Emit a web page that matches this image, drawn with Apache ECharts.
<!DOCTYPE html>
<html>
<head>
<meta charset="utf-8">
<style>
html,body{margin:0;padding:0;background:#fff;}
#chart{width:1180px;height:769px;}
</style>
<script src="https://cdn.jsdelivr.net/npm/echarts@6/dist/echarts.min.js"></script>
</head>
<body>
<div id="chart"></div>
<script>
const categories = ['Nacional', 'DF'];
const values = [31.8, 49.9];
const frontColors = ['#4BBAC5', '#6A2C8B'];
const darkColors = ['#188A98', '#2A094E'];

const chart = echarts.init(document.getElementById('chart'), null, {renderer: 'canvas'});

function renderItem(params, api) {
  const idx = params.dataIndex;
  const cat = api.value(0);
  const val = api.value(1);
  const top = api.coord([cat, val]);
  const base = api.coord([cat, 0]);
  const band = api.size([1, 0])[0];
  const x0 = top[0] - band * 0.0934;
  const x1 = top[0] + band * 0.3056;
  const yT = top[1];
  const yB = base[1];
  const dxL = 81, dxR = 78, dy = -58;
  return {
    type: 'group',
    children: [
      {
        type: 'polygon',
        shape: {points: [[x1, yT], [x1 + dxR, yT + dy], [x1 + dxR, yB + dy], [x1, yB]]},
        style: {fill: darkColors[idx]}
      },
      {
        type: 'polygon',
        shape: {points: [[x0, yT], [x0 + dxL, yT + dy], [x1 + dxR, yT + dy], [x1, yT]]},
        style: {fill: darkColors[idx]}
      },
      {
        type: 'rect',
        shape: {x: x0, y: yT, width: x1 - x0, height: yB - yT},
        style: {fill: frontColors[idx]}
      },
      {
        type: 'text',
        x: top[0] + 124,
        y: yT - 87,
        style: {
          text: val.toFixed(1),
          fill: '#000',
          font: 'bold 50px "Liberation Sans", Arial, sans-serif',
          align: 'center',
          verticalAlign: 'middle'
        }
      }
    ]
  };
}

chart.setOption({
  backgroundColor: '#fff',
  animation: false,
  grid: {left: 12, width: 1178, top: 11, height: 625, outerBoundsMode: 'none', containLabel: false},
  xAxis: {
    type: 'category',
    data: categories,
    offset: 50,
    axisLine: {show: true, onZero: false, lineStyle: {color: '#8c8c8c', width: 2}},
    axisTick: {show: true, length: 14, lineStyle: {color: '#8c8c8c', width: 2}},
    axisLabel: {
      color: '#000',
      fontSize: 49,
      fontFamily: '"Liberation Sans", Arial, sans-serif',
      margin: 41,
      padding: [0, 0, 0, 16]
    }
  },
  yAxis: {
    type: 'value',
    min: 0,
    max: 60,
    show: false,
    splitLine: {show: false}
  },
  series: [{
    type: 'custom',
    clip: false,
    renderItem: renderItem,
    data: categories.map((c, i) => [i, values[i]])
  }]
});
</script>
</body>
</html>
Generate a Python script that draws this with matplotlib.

[Set exercise]
Print every line of the records exactly. Omit nothing.

[Response]
Emit a web page that matches this image, drawn with Apache ECharts.
<!DOCTYPE html>
<html>
<head>
<meta charset="utf-8">
<style>
html,body{margin:0;padding:0;background:#fff;}
#chart{width:1180px;height:769px;}
</style>
<script src="https://cdn.jsdelivr.net/npm/echarts@6/dist/echarts.min.js"></script>
</head>
<body>
<div id="chart"></div>
<script>
const categories = ['Nacional', 'DF'];
const values = [31.8, 49.9];
const frontColors = ['#4BBAC5', '#6A2C8B'];
const darkColors = ['#188A98', '#2A094E'];

const chart = echarts.init(document.getElementById('chart'), null, {renderer: 'canvas'});

function renderItem(params, api) {
  const idx = params.dataIndex;
  const cat = api.value(0);
  const val = api.value(1);
  const top = api.coord([cat, val]);
  const base = api.coord([cat, 0]);
  const band = api.size([1, 0])[0];
  const x0 = top[0] - band * 0.0934;
  const x1 = top[0] + band * 0.3056;
  const yT = top[1];
  const yB = base[1];
  const dxL = 81, dxR = 78, dy = -58;
  return {
    type: 'group',
    children: [
      {
        type: 'polygon',
        shape: {points: [[x1, yT], [x1 + dxR, yT + dy], [x1 + dxR, yB + dy], [x1, yB]]},
        style: {fill: darkColors[idx]}
      },
      {
        type: 'polygon',
        shape: {points: [[x0, yT], [x0 + dxL, yT + dy], [x1 + dxR, yT + dy], [x1, yT]]},
        style: {fill: darkColors[idx]}
      },
      {
        type: 'rect',
        shape: {x: x0, y: yT, width: x1 - x0, height: yB - yT},
        style: {fill: frontColors[idx]}
      },
      {
        type: 'text',
        x: top[0] + 124,
        y: yT - 87,
        style: {
          text: val.toFixed(1),
          fill: '#000',
          font: 'bold 50px "Liberation Sans", Arial, sans-serif',
          align: 'center',
          verticalAlign: 'middle'
        }
      }
    ]
  };
}

chart.setOption({
  backgroundColor: '#fff',
  animation: false,
  grid: {left: 12, width: 1178, top: 11, height: 625, outerBoundsMode: 'none', containLabel: false},
  xAxis: {
    type: 'category',
    data: categories,
    offset: 50,
    axisLine: {show: true, onZero: false, lineStyle: {color: '#8c8c8c', width: 2}},
    axisTick: {show: true, length: 14, lineStyle: {color: '#8c8c8c', width: 2}},
    axisLabel: {
      color: '#000',
      fontSize: 49,
      fontFamily: '"Liberation Sans", Arial, sans-serif',
      margin: 41,
      padding: [0, 0, 0, 16]
    }
  },
  yAxis: {
    type: 'value',
    min: 0,
    max: 60,
    show: false,
    splitLine: {show: false}
  },
  series: [{
    type: 'custom',
    clip: false,
    renderItem: renderItem,
    data: categories.map((c, i) => [i, values[i]])
  }]
});
</script>
</body>
</html>
Generate a Python script that draws this with matplotlib.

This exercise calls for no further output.